### EXERCISE BRIEF
Scan the records below for the line containing "What Altair code" and the line containing "import pandas as pd". Copy both, plus every line between, exactly.

Start RECORDS SUPPLIED

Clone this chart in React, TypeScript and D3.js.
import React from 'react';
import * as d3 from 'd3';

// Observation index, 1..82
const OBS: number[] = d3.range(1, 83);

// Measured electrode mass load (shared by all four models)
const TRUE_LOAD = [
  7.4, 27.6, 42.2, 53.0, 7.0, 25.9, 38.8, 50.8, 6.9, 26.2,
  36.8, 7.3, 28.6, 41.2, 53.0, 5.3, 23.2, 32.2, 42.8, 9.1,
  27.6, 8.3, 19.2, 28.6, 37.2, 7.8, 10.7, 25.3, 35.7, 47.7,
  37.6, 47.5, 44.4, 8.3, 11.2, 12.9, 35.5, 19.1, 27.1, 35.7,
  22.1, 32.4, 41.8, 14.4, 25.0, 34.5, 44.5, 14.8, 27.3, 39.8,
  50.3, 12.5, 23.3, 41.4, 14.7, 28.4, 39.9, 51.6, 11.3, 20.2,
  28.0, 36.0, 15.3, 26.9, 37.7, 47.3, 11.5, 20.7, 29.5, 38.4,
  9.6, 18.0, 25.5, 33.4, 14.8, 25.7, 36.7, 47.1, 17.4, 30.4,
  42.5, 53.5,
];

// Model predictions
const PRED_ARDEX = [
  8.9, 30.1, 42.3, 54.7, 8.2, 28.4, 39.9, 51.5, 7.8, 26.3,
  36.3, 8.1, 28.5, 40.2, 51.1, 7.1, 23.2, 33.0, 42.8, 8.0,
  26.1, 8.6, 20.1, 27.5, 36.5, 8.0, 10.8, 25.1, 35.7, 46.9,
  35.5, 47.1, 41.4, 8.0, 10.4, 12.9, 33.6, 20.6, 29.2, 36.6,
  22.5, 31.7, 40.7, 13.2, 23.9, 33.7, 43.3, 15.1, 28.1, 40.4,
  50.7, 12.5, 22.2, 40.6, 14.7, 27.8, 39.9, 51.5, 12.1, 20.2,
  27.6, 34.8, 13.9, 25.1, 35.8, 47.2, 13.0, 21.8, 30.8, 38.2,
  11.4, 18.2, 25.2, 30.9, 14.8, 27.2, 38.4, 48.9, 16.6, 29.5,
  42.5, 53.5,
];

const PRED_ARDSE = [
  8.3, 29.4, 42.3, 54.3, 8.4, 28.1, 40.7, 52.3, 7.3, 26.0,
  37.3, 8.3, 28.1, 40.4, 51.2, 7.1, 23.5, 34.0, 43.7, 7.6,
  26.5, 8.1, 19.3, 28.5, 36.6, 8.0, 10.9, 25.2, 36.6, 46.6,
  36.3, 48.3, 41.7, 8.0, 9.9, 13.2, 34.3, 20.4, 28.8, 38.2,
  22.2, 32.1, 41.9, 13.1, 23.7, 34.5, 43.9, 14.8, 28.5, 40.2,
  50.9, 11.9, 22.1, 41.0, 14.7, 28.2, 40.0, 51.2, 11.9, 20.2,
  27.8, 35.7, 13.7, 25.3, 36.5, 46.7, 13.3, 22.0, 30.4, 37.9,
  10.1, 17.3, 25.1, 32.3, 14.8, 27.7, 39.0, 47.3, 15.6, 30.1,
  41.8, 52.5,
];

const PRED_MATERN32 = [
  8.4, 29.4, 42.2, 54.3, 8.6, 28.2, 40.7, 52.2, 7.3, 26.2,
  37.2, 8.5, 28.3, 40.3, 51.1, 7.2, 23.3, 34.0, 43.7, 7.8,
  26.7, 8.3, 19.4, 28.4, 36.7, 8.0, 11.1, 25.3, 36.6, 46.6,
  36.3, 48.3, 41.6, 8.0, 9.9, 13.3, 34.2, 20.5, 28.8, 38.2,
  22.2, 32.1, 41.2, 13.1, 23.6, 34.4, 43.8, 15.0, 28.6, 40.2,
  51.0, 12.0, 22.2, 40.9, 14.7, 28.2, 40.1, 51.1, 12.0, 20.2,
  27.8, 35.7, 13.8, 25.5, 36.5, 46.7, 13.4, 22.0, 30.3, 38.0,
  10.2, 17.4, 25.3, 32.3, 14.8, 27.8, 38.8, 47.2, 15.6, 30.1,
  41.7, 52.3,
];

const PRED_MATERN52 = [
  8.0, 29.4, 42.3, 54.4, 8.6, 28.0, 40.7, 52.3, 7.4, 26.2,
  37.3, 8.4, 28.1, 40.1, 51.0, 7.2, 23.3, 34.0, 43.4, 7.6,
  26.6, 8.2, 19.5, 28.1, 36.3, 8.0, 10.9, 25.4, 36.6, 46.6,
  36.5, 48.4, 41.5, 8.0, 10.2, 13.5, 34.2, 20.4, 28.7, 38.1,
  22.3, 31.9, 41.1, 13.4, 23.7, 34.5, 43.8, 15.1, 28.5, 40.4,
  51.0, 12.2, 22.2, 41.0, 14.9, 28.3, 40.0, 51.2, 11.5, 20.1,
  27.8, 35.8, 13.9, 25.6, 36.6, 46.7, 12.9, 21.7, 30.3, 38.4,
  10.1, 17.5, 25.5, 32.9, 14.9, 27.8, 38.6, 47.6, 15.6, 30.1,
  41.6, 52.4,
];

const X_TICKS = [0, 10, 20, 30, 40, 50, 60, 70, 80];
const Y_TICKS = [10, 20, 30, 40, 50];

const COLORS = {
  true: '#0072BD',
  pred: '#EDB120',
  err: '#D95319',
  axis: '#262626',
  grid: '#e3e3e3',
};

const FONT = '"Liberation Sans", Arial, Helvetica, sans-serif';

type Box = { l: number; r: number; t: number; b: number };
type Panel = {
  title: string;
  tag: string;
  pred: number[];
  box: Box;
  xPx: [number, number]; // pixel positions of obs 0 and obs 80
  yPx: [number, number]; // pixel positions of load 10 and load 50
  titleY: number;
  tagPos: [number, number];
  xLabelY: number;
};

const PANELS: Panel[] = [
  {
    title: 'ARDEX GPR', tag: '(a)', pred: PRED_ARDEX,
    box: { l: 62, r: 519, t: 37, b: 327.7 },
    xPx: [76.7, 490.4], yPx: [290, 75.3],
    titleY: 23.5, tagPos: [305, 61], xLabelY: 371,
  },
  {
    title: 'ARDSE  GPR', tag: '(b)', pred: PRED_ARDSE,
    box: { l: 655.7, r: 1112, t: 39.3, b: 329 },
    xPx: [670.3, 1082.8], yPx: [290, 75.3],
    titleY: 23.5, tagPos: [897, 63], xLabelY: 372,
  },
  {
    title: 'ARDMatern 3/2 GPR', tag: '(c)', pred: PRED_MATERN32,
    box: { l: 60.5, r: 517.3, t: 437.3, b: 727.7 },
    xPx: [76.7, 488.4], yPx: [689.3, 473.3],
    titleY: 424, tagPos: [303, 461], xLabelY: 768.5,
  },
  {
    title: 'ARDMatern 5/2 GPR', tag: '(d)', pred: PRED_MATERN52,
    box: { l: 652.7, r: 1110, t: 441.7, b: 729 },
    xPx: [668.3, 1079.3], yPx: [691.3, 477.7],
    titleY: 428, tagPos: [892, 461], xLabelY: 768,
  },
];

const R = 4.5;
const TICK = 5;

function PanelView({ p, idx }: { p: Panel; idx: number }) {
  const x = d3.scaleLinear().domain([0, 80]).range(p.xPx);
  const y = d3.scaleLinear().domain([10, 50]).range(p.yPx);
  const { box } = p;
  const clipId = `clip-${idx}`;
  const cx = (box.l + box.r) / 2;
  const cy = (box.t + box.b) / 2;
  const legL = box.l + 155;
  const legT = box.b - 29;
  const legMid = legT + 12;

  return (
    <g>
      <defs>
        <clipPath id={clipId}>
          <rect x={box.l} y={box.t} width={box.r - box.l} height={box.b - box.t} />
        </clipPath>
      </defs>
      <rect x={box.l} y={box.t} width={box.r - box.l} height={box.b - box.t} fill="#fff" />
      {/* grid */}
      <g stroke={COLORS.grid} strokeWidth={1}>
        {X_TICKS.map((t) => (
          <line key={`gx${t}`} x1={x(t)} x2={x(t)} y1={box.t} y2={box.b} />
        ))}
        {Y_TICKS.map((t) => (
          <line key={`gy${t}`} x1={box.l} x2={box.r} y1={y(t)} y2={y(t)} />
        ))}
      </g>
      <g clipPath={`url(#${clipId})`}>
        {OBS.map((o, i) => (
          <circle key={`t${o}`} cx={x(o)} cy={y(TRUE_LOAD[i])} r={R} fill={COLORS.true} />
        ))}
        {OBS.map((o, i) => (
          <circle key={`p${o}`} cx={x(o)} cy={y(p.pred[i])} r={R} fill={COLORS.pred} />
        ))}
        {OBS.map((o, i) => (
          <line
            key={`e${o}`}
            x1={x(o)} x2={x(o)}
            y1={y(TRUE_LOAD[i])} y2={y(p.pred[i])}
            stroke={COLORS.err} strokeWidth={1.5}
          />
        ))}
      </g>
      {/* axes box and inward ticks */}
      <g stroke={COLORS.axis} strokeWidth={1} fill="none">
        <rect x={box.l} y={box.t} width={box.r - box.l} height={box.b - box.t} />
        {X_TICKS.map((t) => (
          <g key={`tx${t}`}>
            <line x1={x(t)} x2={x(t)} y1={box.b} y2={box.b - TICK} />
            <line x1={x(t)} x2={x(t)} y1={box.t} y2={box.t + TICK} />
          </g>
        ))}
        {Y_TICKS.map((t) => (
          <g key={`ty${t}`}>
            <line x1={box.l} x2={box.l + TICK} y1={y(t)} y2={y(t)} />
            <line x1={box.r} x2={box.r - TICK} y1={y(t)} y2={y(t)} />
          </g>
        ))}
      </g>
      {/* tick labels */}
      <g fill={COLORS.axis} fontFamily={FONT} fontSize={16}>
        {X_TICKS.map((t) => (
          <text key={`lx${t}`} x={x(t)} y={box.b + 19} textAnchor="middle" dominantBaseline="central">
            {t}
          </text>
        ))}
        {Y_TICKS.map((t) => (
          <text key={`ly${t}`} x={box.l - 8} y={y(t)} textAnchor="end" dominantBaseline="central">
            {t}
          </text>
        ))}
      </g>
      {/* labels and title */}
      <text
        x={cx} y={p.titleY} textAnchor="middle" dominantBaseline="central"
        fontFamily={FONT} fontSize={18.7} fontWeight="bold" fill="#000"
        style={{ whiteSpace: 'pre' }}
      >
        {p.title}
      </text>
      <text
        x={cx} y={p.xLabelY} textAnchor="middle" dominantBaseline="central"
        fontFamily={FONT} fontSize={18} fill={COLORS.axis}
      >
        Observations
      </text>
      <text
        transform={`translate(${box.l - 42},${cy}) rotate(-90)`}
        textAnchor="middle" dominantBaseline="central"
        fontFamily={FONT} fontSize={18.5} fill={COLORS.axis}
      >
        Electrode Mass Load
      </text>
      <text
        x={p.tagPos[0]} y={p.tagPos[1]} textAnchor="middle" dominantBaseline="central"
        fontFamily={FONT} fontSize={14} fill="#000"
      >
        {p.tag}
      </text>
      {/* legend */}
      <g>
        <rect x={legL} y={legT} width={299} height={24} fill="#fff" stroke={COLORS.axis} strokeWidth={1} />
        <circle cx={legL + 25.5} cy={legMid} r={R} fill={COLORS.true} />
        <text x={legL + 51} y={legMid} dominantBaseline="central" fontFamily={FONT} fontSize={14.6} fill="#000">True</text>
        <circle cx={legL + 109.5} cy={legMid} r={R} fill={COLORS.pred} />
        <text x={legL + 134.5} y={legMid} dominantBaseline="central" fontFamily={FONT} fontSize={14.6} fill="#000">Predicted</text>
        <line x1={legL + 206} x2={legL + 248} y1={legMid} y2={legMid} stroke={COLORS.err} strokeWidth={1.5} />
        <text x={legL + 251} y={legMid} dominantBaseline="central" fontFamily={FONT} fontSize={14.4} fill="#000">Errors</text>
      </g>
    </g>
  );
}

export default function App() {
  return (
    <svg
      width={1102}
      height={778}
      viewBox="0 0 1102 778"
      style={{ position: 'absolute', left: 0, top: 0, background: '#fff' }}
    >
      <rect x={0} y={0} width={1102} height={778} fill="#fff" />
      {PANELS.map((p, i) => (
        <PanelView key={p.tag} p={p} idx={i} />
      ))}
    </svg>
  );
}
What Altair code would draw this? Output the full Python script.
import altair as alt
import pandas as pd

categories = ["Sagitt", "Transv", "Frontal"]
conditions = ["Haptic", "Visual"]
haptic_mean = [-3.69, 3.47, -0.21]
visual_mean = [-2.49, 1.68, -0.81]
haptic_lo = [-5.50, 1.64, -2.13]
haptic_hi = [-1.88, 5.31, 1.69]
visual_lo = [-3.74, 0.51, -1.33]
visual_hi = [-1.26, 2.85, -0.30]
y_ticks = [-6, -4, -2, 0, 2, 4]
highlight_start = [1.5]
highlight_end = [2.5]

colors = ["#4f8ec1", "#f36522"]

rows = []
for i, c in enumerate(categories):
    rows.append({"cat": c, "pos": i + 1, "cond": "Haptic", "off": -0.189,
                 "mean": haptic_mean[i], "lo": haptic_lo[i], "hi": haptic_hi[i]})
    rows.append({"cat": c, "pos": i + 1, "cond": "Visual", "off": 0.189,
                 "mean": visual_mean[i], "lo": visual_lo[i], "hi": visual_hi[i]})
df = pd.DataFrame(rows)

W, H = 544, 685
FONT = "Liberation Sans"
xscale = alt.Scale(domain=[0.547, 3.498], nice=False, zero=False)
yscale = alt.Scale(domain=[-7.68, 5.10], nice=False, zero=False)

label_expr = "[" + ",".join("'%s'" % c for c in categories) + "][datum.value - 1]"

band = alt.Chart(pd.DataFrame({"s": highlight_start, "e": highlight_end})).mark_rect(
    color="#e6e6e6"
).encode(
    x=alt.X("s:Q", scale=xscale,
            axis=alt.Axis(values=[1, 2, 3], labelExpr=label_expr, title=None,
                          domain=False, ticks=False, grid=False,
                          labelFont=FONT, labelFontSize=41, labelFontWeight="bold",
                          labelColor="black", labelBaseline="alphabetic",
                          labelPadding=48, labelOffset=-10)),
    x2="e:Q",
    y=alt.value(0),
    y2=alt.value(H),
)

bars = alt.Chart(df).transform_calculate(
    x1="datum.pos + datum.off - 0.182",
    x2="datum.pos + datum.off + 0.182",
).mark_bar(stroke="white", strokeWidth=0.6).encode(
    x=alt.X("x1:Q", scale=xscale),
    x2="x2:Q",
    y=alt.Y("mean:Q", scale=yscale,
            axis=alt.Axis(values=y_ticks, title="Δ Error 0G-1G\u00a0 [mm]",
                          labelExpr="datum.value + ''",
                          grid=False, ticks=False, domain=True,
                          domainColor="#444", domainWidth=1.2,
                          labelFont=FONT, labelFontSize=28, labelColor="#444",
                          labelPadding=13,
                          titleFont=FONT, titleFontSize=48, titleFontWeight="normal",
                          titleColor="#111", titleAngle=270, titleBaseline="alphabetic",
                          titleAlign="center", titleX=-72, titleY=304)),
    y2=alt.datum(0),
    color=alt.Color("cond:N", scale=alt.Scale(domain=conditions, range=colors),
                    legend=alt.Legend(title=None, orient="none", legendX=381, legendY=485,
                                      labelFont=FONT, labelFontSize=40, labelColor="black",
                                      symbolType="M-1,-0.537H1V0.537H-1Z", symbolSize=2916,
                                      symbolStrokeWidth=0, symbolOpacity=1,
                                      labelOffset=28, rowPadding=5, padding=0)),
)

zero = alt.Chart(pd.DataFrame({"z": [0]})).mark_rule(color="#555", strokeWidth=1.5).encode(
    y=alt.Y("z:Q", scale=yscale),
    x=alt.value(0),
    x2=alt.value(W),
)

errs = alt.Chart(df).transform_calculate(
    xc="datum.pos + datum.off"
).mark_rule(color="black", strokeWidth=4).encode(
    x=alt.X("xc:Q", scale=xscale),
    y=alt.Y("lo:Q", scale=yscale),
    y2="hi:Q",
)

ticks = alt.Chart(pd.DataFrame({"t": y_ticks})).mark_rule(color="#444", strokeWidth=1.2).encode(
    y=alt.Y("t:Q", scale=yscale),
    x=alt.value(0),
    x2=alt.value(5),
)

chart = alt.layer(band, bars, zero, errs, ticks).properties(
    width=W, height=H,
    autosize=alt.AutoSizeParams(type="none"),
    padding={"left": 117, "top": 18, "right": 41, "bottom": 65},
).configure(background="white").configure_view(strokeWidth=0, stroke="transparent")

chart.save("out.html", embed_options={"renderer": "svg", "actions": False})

End RECORDS SUPPLIED

### ANSWER TO THE PROBLEM
What Altair code would draw this? Output the full Python script.
import altair as alt
import pandas as pd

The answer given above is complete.